Apple expected to surprise with Oct. 19 earnings
New accounting rules show that Apple's profitability of the iPhone could be much higher than previously expected, according to a new report.
The Financial Accounting Standards Board approved a change last week to the revenue reporting methods in the generally accepted accounting principles (GAAP). Under the old rules, Apple was required to spread its profits from the sale of each iPhone over the term of the carrier contract for the device, typically two years.
Analyst Yair Reiner of Oppenheimer said in a research note to clients that despite all of the publicity of under-reported iPhone revenue, the market still doesn't fully realize, and that will take time.
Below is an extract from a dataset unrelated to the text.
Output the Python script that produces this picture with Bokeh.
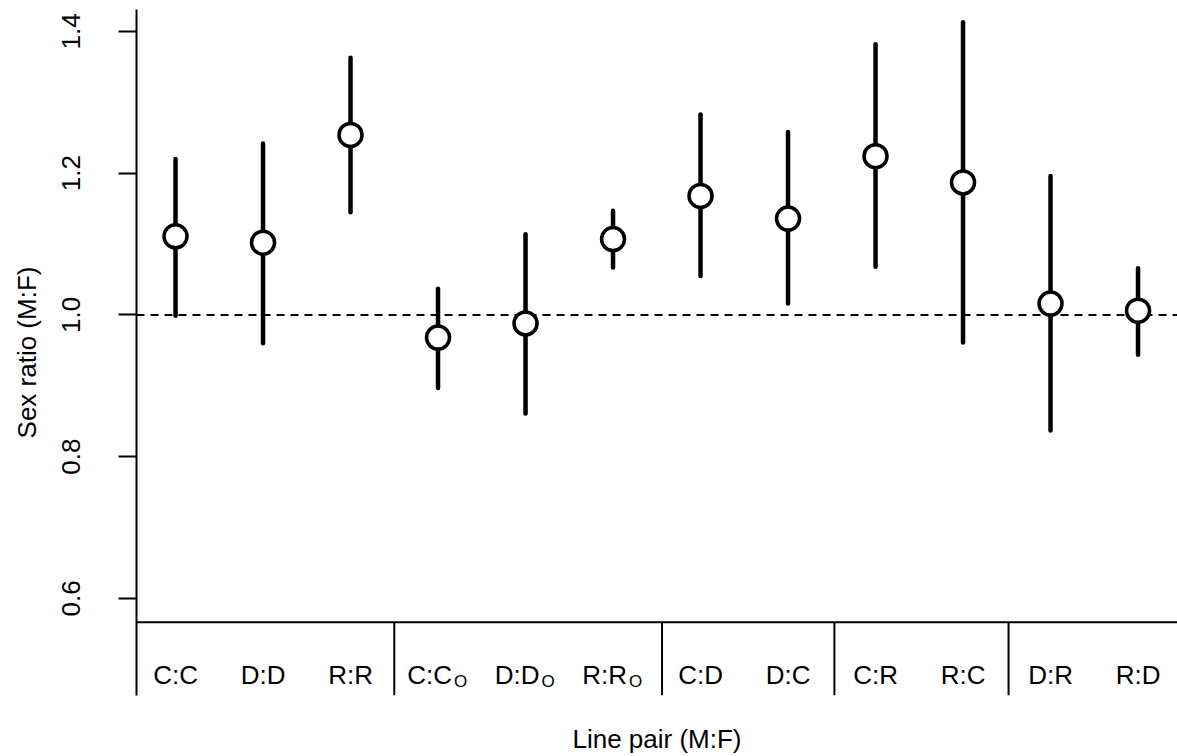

Oppenheimer company has an outperform rating for AAPL stock and has increased its price target to $210 per share.
Incredibly, despite all the ink spilled over iPhone accounting, we think the Street continues to highly underestimate Apple's GAAP earnings, Reiner wrote.
We grant this will likely become a moot point within six months, as Apple incorporates new FASB accounting rules and recognizes more iPhone sales at time of sale. But until then, Apple's EPS will continue to surprise to the upside, even if revenue comes merely in line with Street expectations.
The report noted that Apple could sell an additional 7 million to 8 million iPhones in 2010 by adding Verizon and China Mobile as carriers.